Project Treble seems to be making a dent in the fight against Android's fragmentation problem, and one of the keys to its success relies on something called a GSI (Generic System Image) which is basically a super-stock, AOSP-based image of the Android framework, and a required part of testing Treble compliance. According to a talk at the Android Dev Summit last week, Google may give more devices an advance taste of later Android versions via an earlier GSI release schedule.

The announcement doesn't necessarily mean we're going to see Android Q GSI images being pushed out before Google's typical Developer Previews by any means, but it does mean more devices will be able to get in on Android Q early, and we may see ROMs based on those stock GSIs hit Treble-compatible devices. Usually, Google doesn't publish buildable GSIs before an update formally hits AOSP (which is typically much later).

The full GSI talk is a mere five minutes long if you're interested in watching it for yourself — and learning a bit more about how Treble and GSIs work — but the relevant details revealed by Google's Hung-ying Tyan are just below:

We are also exploring ways to make future GSI available earlier than the release of next Android version. So you will be able to try out next Android version earlier over GSI, and at the same time we can get early feedback from you, so the benefit is mutual. So please stay tuned for our further announcement on this.

Curiously, Google also has an "idea of trying out GSI without actually flashing GSI onto the device," though specific details weren't provided. It's not just an idea either; apparently, Google had a proof of concept working prototype at the event. If that can mean getting stock Android onto a bootloader-locked device, sign me up.

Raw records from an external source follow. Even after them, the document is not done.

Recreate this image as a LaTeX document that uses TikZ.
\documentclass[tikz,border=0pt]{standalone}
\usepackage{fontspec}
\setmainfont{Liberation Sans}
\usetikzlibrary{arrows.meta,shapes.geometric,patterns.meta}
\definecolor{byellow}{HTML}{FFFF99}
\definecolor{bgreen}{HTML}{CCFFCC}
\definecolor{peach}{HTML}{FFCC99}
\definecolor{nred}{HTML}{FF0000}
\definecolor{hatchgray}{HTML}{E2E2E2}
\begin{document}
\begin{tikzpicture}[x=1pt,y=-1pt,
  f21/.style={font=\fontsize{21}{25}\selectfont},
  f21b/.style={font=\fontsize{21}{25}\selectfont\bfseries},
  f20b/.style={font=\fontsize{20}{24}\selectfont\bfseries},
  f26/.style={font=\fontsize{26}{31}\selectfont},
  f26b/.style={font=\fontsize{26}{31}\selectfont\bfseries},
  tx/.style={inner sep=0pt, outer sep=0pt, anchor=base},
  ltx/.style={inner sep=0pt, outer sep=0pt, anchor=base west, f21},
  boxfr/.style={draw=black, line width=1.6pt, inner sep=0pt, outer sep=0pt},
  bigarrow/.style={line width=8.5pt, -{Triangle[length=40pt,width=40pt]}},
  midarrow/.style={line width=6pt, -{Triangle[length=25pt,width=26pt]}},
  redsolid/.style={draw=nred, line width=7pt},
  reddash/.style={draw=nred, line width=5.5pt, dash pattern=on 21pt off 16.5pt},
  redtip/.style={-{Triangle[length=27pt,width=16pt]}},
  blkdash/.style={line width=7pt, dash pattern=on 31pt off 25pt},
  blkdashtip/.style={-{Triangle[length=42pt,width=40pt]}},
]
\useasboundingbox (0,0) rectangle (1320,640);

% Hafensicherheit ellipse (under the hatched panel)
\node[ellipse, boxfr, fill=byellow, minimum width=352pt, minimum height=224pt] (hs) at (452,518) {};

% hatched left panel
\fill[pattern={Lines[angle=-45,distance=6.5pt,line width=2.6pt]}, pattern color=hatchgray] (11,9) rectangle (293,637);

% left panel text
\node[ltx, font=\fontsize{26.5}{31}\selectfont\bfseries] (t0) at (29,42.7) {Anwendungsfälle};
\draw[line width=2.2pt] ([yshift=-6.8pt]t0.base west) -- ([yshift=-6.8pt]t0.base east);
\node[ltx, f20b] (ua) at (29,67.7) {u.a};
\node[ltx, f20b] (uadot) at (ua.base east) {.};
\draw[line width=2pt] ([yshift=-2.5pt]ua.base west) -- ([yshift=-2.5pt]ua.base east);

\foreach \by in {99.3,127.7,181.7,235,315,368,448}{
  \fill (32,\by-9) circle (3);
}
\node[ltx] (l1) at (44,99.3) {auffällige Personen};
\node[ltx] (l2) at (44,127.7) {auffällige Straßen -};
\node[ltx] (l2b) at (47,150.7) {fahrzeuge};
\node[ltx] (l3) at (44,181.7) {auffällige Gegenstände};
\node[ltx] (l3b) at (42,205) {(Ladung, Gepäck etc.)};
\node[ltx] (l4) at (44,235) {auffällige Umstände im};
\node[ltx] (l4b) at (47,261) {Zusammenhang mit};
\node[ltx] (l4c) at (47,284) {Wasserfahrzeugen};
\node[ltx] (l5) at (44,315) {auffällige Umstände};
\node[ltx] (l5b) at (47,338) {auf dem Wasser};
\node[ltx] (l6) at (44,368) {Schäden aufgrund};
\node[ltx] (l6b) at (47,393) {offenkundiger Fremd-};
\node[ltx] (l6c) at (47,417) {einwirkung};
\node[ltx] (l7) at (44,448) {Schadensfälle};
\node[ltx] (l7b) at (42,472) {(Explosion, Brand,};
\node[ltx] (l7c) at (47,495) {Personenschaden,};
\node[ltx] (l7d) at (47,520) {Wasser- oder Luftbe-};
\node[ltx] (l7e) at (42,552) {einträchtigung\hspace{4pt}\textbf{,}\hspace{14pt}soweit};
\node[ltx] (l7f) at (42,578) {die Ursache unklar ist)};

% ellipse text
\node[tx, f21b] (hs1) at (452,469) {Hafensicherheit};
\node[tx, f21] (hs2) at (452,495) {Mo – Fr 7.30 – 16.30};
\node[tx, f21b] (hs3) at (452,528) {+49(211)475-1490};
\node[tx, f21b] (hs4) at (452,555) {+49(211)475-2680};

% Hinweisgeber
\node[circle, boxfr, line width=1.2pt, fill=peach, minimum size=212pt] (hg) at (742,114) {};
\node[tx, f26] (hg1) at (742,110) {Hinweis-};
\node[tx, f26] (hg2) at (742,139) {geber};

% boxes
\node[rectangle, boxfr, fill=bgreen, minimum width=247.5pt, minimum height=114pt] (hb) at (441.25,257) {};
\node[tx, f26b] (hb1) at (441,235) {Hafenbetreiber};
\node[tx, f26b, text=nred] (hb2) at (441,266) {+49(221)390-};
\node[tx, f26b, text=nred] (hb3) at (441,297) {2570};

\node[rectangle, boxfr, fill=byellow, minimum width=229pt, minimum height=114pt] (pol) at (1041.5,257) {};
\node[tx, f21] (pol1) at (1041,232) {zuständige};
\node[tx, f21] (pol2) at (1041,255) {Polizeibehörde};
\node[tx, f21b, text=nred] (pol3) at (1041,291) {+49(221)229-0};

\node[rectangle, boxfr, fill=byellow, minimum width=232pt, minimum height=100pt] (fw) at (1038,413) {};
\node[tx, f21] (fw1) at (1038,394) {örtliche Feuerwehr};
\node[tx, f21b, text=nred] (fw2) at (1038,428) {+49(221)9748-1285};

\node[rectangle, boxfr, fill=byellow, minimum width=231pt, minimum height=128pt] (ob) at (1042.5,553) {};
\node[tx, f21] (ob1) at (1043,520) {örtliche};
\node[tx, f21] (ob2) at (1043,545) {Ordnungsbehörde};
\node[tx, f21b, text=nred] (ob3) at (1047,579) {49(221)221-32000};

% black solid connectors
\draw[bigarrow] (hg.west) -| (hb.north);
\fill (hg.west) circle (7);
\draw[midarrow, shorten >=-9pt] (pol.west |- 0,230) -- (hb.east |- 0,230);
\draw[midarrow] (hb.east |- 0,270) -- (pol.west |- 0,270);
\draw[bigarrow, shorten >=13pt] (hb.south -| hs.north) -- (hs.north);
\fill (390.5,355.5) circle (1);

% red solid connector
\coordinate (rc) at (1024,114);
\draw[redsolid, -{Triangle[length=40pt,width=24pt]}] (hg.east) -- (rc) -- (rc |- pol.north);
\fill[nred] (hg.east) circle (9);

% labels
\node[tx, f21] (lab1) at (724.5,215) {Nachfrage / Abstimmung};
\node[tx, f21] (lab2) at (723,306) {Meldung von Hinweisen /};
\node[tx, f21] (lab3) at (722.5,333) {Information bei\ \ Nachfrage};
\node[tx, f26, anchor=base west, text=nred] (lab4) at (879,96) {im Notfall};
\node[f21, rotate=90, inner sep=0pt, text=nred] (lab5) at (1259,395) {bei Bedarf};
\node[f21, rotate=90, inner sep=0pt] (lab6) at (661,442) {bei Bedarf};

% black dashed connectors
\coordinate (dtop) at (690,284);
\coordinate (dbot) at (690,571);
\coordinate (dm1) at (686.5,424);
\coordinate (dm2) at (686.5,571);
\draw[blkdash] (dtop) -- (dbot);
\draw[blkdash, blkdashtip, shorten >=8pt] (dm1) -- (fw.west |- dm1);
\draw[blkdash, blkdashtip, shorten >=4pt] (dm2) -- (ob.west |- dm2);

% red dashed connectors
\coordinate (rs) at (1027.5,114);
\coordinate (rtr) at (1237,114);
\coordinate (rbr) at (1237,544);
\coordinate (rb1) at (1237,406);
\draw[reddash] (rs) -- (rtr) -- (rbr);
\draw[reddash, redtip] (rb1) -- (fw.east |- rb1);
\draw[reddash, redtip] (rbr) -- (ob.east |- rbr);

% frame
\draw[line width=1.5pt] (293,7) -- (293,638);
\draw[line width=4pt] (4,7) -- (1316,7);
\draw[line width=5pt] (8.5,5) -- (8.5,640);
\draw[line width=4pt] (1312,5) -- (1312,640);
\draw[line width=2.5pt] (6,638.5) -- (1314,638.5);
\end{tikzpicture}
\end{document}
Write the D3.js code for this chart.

For more details on precisely how GSIs can help developers, check out XDA's coverage of the subject, which goes into more of the nitty-gritty.

Following the publication of that video, Google's got a new Android Developers Blog post up where it talks a little more along this same line, again confirming:

"... GSI could enable early access to future Android platform builds that you can run on a Treble-compliant Android 9 device, so you could start app development and validation before the AOSP release."

The company goes on to talk about how positively drenched we're all going to be in Treble going forward, with the framework required for all phones launching with Android Pie on board.